Gaddang Revolt
| Date | 6 November 1621 |
| Location | Abbuatan, Batavag, Bolo and Pilitan villages, North Isabela province, Cagayan Valley |
| Result | Spanish victory |

Belligerents
- Gaddang people: Spanish government
- Commanders and leaders: Felipe Cuntapay Gabriel Dayag

= Irraya Revolt =

The Irraya Revolt, also known as the Gaddang Revolt (Pag-aalsa ng mga Gaddang) was an uprising by the Gaddang people of Northern Isabela that transpired on 6 November 1621. It was led by Felipe Cuntapay and Gabriel Dayag.

== History ==
On November 6, 1621, the residents of Abbuatan erected on a Friday a cross in the churchyard with much uproar and rejoicings by the natives. After two days, the Gaddang people in Abbuatan led by the convent bred, 23 year-old Felipe Cuntapay (Felix Cuntabay in other manuscripts and the acknowledged “governor of Abbuatan”) and his brother Gabriel Dayag, rose in arms because they were oppressed by vicious Spanish officials. The Irraya villages which rallied to their cause were: Abbuatan, Batavag, Bolo and Pilitan. Fray Alonso Hernandez tried to convince the insurgents but failed. Instead, the rebels requested the good priest to leave the place. After the departure of the missionaries, the Irrayas began their uprising killing the encomenderos and Spanish officials and burned their houses. After the bloody killing and looting, the rebels went up the Basili (Balisi in other manuscripts) River and built a fortification on a hill. Bernardo Lumaban and his wife Agustina Pamma saved a mutilated image of the Blessed Virgin in a muddy place after the bloody rebellion and looting. For their actions, the insurrects seized and detained them in prison.

== Cause of the revolt ==
They revolted against the encomenderos and government officials and the oppression of Spanish officials.

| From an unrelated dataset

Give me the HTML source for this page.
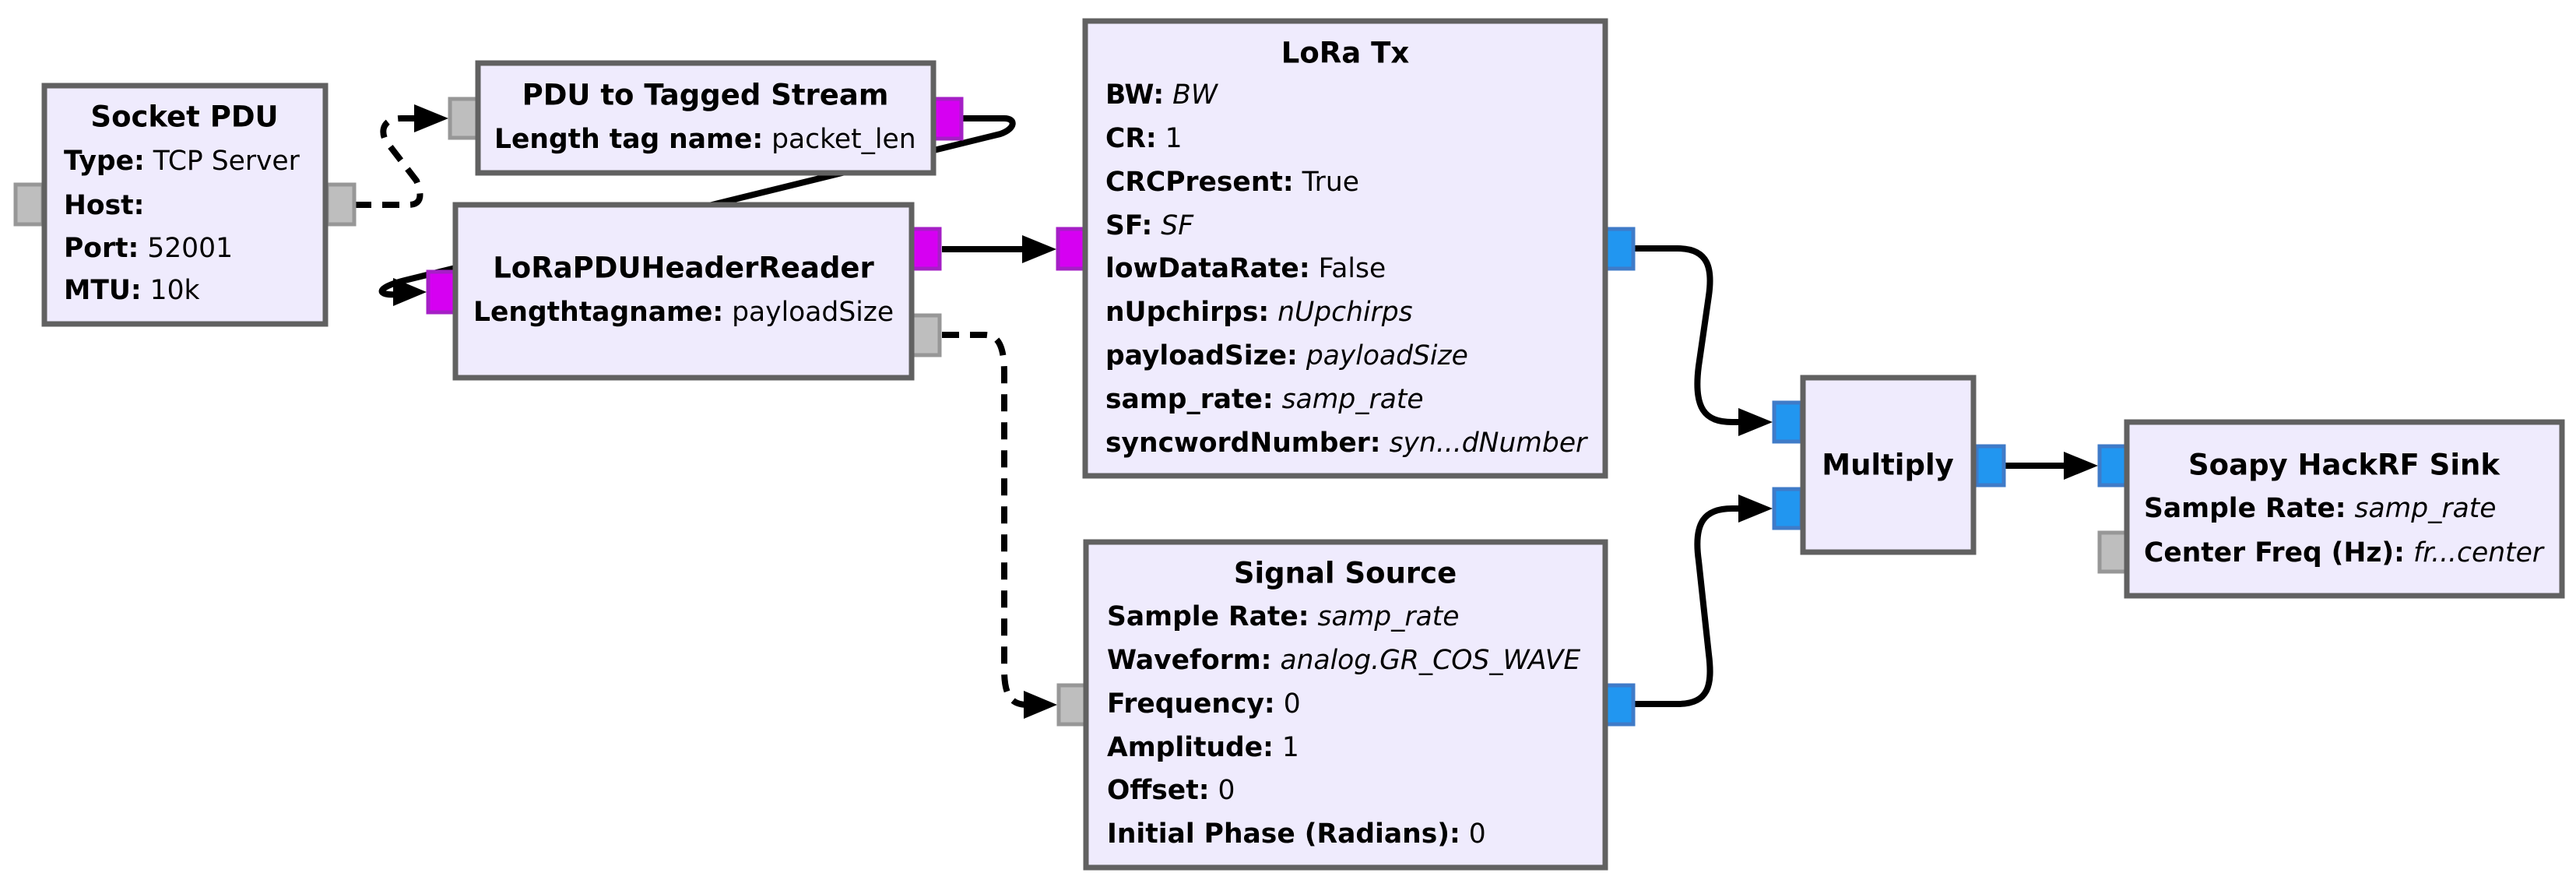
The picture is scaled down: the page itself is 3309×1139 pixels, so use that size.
<!DOCTYPE html>
<html><head><meta charset="utf-8"><style>
html,body{margin:0;padding:0;background:#fff;}
svg{display:block;}
text{font-family:"DejaVu Sans","Liberation Sans",sans-serif;font-size:34.5px;fill:#000;dominant-baseline:central;}
.t{font-weight:bold;text-anchor:middle;font-size:37px;}
.k{font-weight:bold;}
.i{font-style:italic;}
.box{fill:#EFEBFD;stroke:#616161;stroke-width:7;}
.mg{fill:#D600F2;stroke:#A51FC6;stroke-width:5;}
.gr{fill:#BEBEBE;stroke:#979797;stroke-width:5;}
.bl{fill:#2196F0;stroke:#3F7BC8;stroke-width:5;}
.w{fill:none;stroke:#000;stroke-width:8;}
.d{fill:none;stroke:#000;stroke-width:8;stroke-dasharray:22 14;}
</style></head><body>
<svg width="3309" height="1139" viewBox="0 0 3309 1139" xmlns="http://www.w3.org/2000/svg">
<path class="d" d="M455,263 L525,263 C545,263 540,245 535,232 L495,180 C488,165 495,152 515,152 L535,152"/>
<polygon points="532,134 576,152 532,170"/>
<path class="w" d="M1237,152 L1290,152 C1305,152 1305,165 1285,172 L520,360 C480,370 485,380 510,378"/>
<polygon points="505,357 548,375 505,393"/>
<path class="w" d="M1210,320 L1316,320"/>
<polygon points="1313,302 1357,320 1313,338"/>
<path class="d" d="M1210,430 L1265,430 C1285,430 1290,450 1290,480 L1290,860 C1290,895 1300,905 1320,905 L1330,905"/>
<polygon points="1315,887 1358,905 1315,923"/>
<path class="w" d="M2100,319 L2155,319 C2195,319 2200,345 2195,380 L2182,470 C2175,525 2190,542 2225,542 L2240,542"/>
<polygon points="2233,524 2277,542 2233,560"/>
<path class="w" d="M2100,904 L2155,904 C2195,904 2200,880 2195,840 L2182,720 C2175,670 2190,653 2225,653 L2240,653"/>
<polygon points="2233,635 2277,653 2233,671"/>
<path class="w" d="M2576,598 L2655,598"/>
<polygon points="2651,580 2695,598 2651,616"/>

<rect class="gr" x="20" y="237" width="35" height="51"/>
<rect class="gr" x="420" y="237" width="35" height="51"/>
<rect class="box" x="57" y="110" width="361" height="306"/>
<text class="t" x="237" y="150">Socket PDU</text>
<text x="82" y="207"><tspan class="k">Type:</tspan> TCP Server</text>
<text x="82" y="264"><tspan class="k">Host:</tspan></text>
<text x="82" y="319"><tspan class="k">Port:</tspan> 52001</text>
<text x="82" y="373"><tspan class="k">MTU:</tspan> 10k</text>

<rect class="gr" x="578" y="127" width="36" height="50"/>
<rect class="mg" x="1199" y="127" width="36" height="51"/>
<rect class="box" x="614" y="81" width="585" height="141"/>
<text class="t" x="906" y="122">PDU to Tagged Stream</text>
<text x="635" y="179"><tspan class="k">Length tag name:</tspan> packet_len</text>

<rect class="mg" x="550" y="349" width="35" height="52"/>
<rect class="mg" x="1172" y="294" width="35" height="51"/>
<rect class="gr" x="1172" y="405" width="35" height="51"/>
<rect class="box" x="585" y="263" width="586" height="222"/>
<text class="t" x="878" y="344">LoRaPDUHeaderReader</text>
<text x="608" y="401"><tspan class="k">Lengthtagname:</tspan> payloadSize</text>

<rect class="mg" x="1359" y="294" width="35" height="51"/>
<rect class="bl" x="2062" y="294" width="36" height="51"/>
<rect class="box" x="1394" y="27" width="668" height="584"/>
<text class="t" x="1728" y="68">LoRa Tx</text>
<text x="1420" y="122"><tspan class="k">BW:</tspan> <tspan class="i">BW</tspan></text>
<text x="1420" y="178"><tspan class="k">CR:</tspan> 1</text>
<text x="1420" y="234"><tspan class="k">CRCPresent:</tspan> True</text>
<text x="1420" y="290"><tspan class="k">SF:</tspan> <tspan class="i">SF</tspan></text>
<text x="1420" y="345"><tspan class="k">lowDataRate:</tspan> False</text>
<text x="1420" y="401"><tspan class="k">nUpchirps:</tspan> <tspan class="i">nUpchirps</tspan></text>
<text x="1420" y="457"><tspan class="k">payloadSize:</tspan> <tspan class="i">payloadSize</tspan></text>
<text x="1420" y="513"><tspan class="k">samp_rate:</tspan> <tspan class="i">samp_rate</tspan></text>
<text x="1420" y="569"><tspan class="k">syncwordNumber:</tspan> <tspan class="i">syn...dNumber</tspan></text>

<rect class="gr" x="1360" y="880" width="34" height="50"/>
<rect class="bl" x="2062" y="880" width="36" height="50"/>
<rect class="box" x="1395" y="696" width="667" height="418"/>
<text class="t" x="1728" y="736">Signal Source</text>
<text x="1422" y="792"><tspan class="k">Sample Rate:</tspan> <tspan class="i">samp_rate</tspan></text>
<text x="1422" y="848"><tspan class="k">Waveform:</tspan> <tspan class="i">analog.GR_COS_WAVE</tspan></text>
<text x="1422" y="904"><tspan class="k">Frequency:</tspan> 0</text>
<text x="1422" y="960"><tspan class="k">Amplitude:</tspan> 1</text>
<text x="1422" y="1015"><tspan class="k">Offset:</tspan> 0</text>
<text x="1422" y="1071"><tspan class="k">Initial Phase (Radians):</tspan> 0</text>

<rect class="bl" x="2279" y="517" width="35" height="50"/>
<rect class="bl" x="2279" y="628" width="35" height="50"/>
<rect class="bl" x="2539" y="573" width="35" height="50"/>
<rect class="box" x="2316" y="485" width="219" height="224"/>
<text class="t" x="2425" y="597">Multiply</text>

<rect class="bl" x="2697" y="573" width="35" height="50"/>
<rect class="gr" x="2697" y="684" width="35" height="50"/>
<rect class="box" x="2732" y="542" width="559" height="223"/>
<text class="t" x="3011" y="597">Soapy HackRF Sink</text>
<text x="2754" y="653"><tspan class="k">Sample Rate:</tspan> <tspan class="i">samp_rate</tspan></text>
<text x="2754" y="710"><tspan class="k">Center Freq (Hz):</tspan> <tspan class="i">fr...center</tspan></text>
</svg>
</body></html>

== Ending of the revolt ==
Fray Alonzo Hernandez, a Dominican missionary, tried to pacify them but they refused. There was a fight against abusive officials and not against friars who were "good to them", with all their ornaments and jewels of the churches. They went up the Balili River and built a fortification on a rocky hill. Pedro de Santo Tomas, a Dominican missionary, attempted to persuade the rebel leaders Felipe Cuntapay and Gabriel Dayag to surrender peacefully. Along with other missionaries, Santo Tomas were allowed to leave unharmed. Santo Tomas went back and finally succeeded in convincing the Gaddangs to lay down their arms, And thus, ending the revolt.